Asymptotic Analysis of Statistical Estimators related to MultiGraphex Processes under Misspecification

TL;DR

This paper investigates the asymptotic behavior of estimators for graph properties derived from graphex models, under weak assumptions, revealing their relation to graph sparsity and establishing asymptotic normality of Bayesian posteriors.

Contribution

It extends the analysis of graphex-related estimators to generic sparse graph models with unbounded degrees under weak assumptions, connecting estimator limits to sparsity constants.

Findings

Estimator limits relate to the true graph's sparsity constant.

Bayesian posteriors are asymptotically normal.
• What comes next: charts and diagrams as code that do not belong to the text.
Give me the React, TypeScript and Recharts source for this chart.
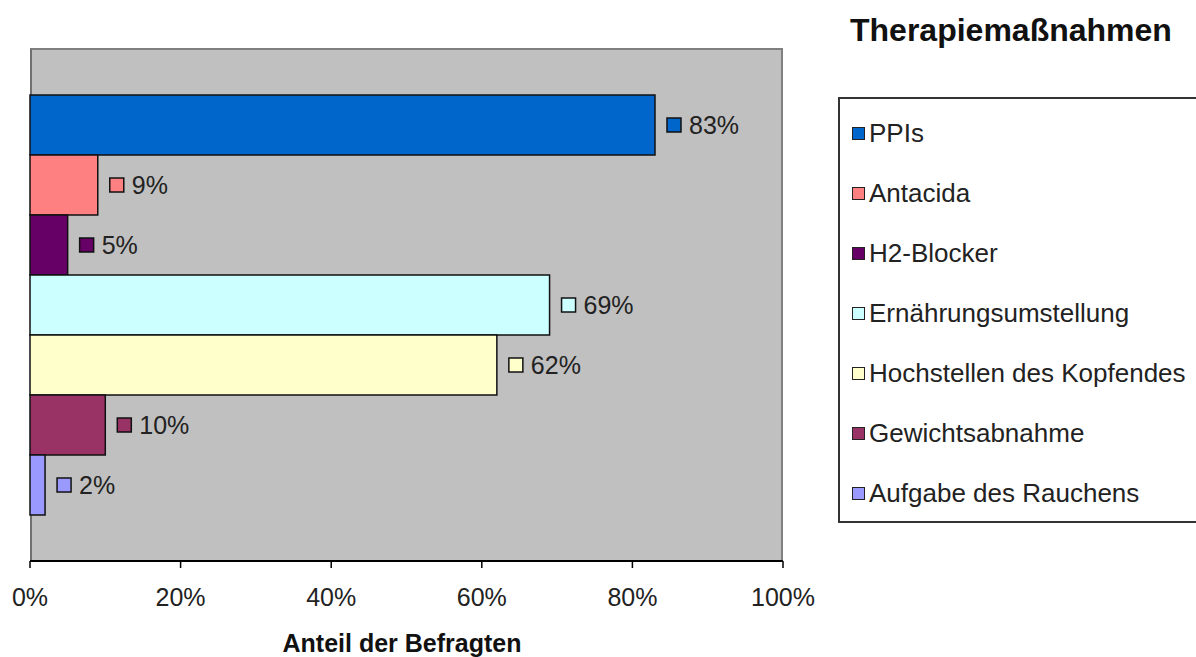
import React from 'react';
import { BarChart, Bar, XAxis, YAxis, LabelList } from 'recharts';

const categories = ['Therapiemaßnahmen'];
const seriesNames = [
  'PPIs',
  'Antacida',
  'H2-Blocker',
  'Ernährungsumstellung',
  'Hochstellen des Kopfendes',
  'Gewichtsabnahme',
  'Aufgabe des Rauchens',
];
const seriesValues = [83, 9, 5, 69, 62, 10, 2];
const seriesColors = ['#0066CC', '#FF8080', '#660066', '#CCFFFF', '#FFFFCC', '#993366', '#9999FF'];
const xTicks = [0, 20, 40, 60, 80, 100];
const chartTitle = 'Therapiemaßnahmen';
const xAxisTitle = 'Anteil der Befragten';

const data = categories.map((c) => {
  const row: Record<string, any> = { cat: c };
  seriesNames.forEach((n, i) => {
    row[n] = seriesValues[i];
  });
  return row;
});

const FONT = '"Liberation Sans", Arial, Helvetica, sans-serif';

const makeLabel = (color: string) => (props: any) => {
  const { x, y, width, height, value } = props;
  const end = Number(x) + Number(width);
  const cy = Number(y) + Number(height) / 2;
  return (
    <g>
      <rect x={end + 12} y={cy - 7} width={14} height={14} fill={color} stroke="#111" strokeWidth={1.5} />
      <text x={end + 34} y={cy} dominantBaseline="central" fontSize={25} fontFamily={FONT} fill="#222">
        {`${value}%`}
      </text>
    </g>
  );
};

export default function App() {
  return (
    <div style={{ position: 'absolute', left: 0, top: 0, width: 1196, height: 657, background: '#fff', overflow: 'hidden' }}>
      <div
        style={{
          position: 'absolute',
          left: 30,
          top: 48,
          width: 753,
          height: 513,
          background: '#C0C0C0',
          boxSizing: 'border-box',
          borderTop: '2px solid #808080',
          borderLeft: '2px solid #707070',
          borderRight: '2px solid #808080',
        }}
      />
      <div style={{ position: 'absolute', left: 0, top: 0 }}>
        <BarChart
          width={1196}
          height={657}
          data={data}
          layout="vertical"
          margin={{ top: 48, left: 30, right: 413, bottom: 36 }}
          barGap={0}
          barCategoryGap={46}
        >
          <XAxis
            type="number"
            domain={[0, 100]}
            ticks={xTicks}
            tickFormatter={(v: number) => `${v}%`}
            height={60}
            axisLine={{ stroke: '#000', strokeWidth: 2 }}
            tickLine={{ stroke: '#000', strokeWidth: 1.5 }}
            tickSize={7}
            tickMargin={20}
            tick={{ fontSize: 25, fontFamily: FONT, fill: '#222' }}
            interval={0}
          />
          <YAxis type="category" dataKey="cat" hide width={0} />
          {seriesNames.map((n, i) => (
            <Bar
              key={n}
              dataKey={n}
              name={n}
              fill={seriesColors[i]}
              stroke="#111"
              strokeWidth={1.5}
              barSize={60}
              isAnimationActive={false}
            >
              <LabelList dataKey={n} content={makeLabel(seriesColors[i])} />
            </Bar>
          ))}
        </BarChart>
      </div>
      <div
        style={{
          position: 'absolute',
          left: 850,
          top: 10,
          fontFamily: FONT,
          fontWeight: 'bold',
          fontSize: 32,
          color: '#111',
          lineHeight: '40px',
          whiteSpace: 'nowrap',
        }}
      >
        {chartTitle}
      </div>
      <div
        style={{
          position: 'absolute',
          left: 202,
          width: 400,
          textAlign: 'center',
          top: 628,
          fontFamily: FONT,
          fontWeight: 'bold',
          fontSize: 25,
          color: '#111',
          lineHeight: '30px',
          whiteSpace: 'nowrap',
        }}
      >
        {xAxisTitle}
      </div>
      <div
        style={{
          position: 'absolute',
          left: 838,
          top: 97,
          width: 380,
          height: 426,
          boxSizing: 'border-box',
          border: '2px solid #333',
          background: '#fff',
          paddingTop: 4,
        }}
      >
        {seriesNames.map((n, i) => (
          <div key={n} style={{ height: 60, display: 'flex', alignItems: 'center', whiteSpace: 'nowrap' }}>
            <span
              style={{
                display: 'inline-block',
                width: 11,
                height: 11,
                marginLeft: 12,
                marginRight: 4,
                background: seriesColors[i],
                border: '1px solid #222',
              }}
            />
            <span style={{ fontFamily: FONT, fontSize: 26, color: '#222' }}>{n}</span>
          </div>
        ))}
      </div>
    </div>
  );
}
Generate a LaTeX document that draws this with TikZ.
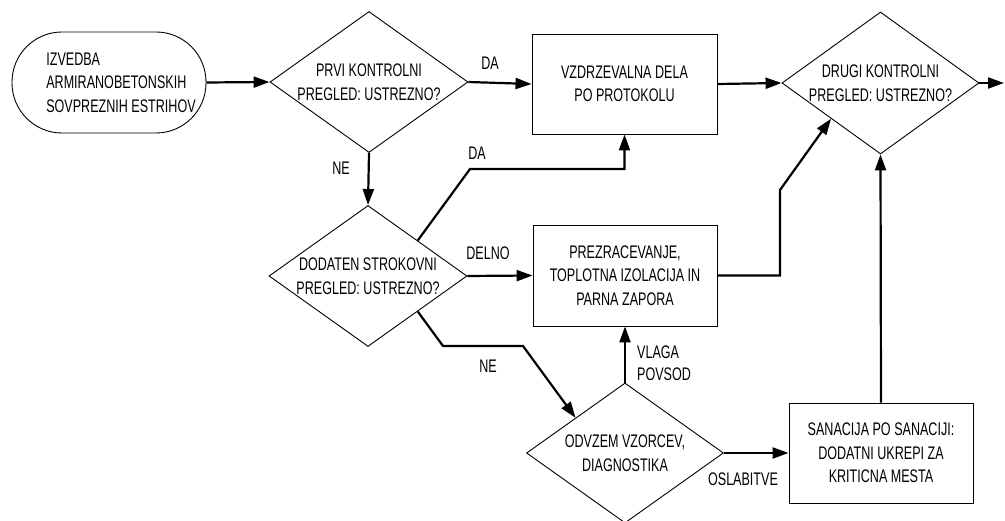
\documentclass[tikz,border=0pt]{standalone}
\usepackage{fontspec}
\setmainfont{Liberation Sans}[FakeStretch=0.69]
\usetikzlibrary{shapes.geometric,arrows.meta}
\tikzset{
  txt/.style={font=\fontsize{18.2}{23.5}\selectfont, align=center},
  procbox/.style={txt, draw, line width=0.9pt, minimum width=184pt, minimum height=100pt, inner sep=0pt},
  decbox/.style={txt, draw, diamond, line width=0.9pt, aspect=1.4, inner sep=0pt, minimum width=198pt, minimum height=141pt},
  termbox/.style={txt, draw, line width=0.9pt, rounded corners=50pt, minimum width=194pt, minimum height=101pt, inner sep=0pt, align=left},
  flow/.style={line width=2.2pt, -{Triangle[length=16pt,width=11pt]}},
  lbl/.style={font=\fontsize{18.2}{22}\selectfont, inner sep=0pt}
}
\begin{document}
\begin{tikzpicture}[x=1pt,y=-1pt]
\useasboundingbox (0,0) rectangle (1005,521);
\node[termbox] (start) at (109,82.5) {\hspace*{24pt}IZVEDBA\\\hspace*{24pt}ARMIRANOBETONSKIH\\\hspace*{24pt}SOVPREZNIH ESTRIHOV};
\node[decbox] (d1) at (369,82) {PRVI KONTROLNI\\PREGLED: USTREZNO?};
\node[procbox, minimum width=185pt] (b2) at (624.5,84) {VZDRZEVALNA DELA\\PO PROTOKOLU};
\node[decbox, minimum width=197pt, minimum height=142pt] (d3) at (880.5,83) {DRUGI KONTROLNI\\PREGLED: USTREZNO?};
\node[decbox] (d2) at (368,276) {DODATEN STROKOVNI\\PREGLED: USTREZNO?};
\node[procbox, minimum height=101pt] (b3) at (625,275.5) {PREZRACEVANJE,\\TOPLOTNA IZOLACIJA IN\\PARNA ZAPORA};
\node[decbox, minimum width=197pt, minimum height=140pt] (d4) at (625,453) {ODVZEM VZORCEV,\\DIAGNOSTIKA};
\node[procbox] (b4) at (881,453) {SANACIJA PO SANACIJI:\\DODATNI UKREPI ZA\\KRITICNA MESTA};
\coordinate (out) at (1004,83);

\draw[flow] (start.east) -- (d1.west);
\draw[flow] (d1.east) -- (b2.west);
\draw[flow] (b2.east) -- (d3.west);
\draw[flow] (d3.east) -- (out);
\draw[flow] (d1.south) -- (d2.north);
\draw[flow] (d2.north east) -- (470,169) -| (b2.south);
\draw[flow] (d2.east) -- (b3.west);
\draw[flow] (d2.south east) -- (443,346) -- (523,346) -- (d4.north west);
\draw[flow] (d4.north) -- (b3.south);
\draw[flow] (d4.east) -- (b4.west);
\draw[flow] (b4.north) -- (d3.south);
\draw[flow] (b3.east) -- (780,275.5) -- (780,190) -- (d3.south west);

\node[lbl] (lda1) at (490,63) {DA};
\node[lbl] (lne1) at (341,168) {NE};
\node[lbl] (lda2) at (477,153) {DA};
\node[lbl] (ldelno) at (488,253) {DELNO};
\node[lbl] (lne2) at (488,366) {NE};
\node[lbl, align=left, anchor=west] (lvlaga) at (637,363) {VLAGA\\POVSOD};
\node[lbl] (losl) at (743,479) {OSLABITVE};
\end{tikzpicture}
\end{document}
Classical graph models satisfy the paper's assumptions.

Abstract

This article studies the asymptotic properties of Bayesian or frequentist estimators of a vector of parameters related to structural properties of sequences of graphs. The estimators studied originate from a particular class of graphex model introduced by Caron and Fox. The analysis is however performed here under very weak assumptions on the underlying data generating process, which may be different from the model of Caron and Fox or from a graphex model. In particular, we consider generic sparse graph models, with unbounded degree, whose degree distribution satisfies some assumptions. We show that one can relate the limit of the estimator of one of the parameters to the sparsity constant of the true graph generating process. When taking a Bayesian approach, we also show that the posterior distribution is asymptotically normal. We discuss situations where classical random graphs models such as configuration models, sparse graphon models, edge exchangeable models or graphon processes satisfy our assumptions.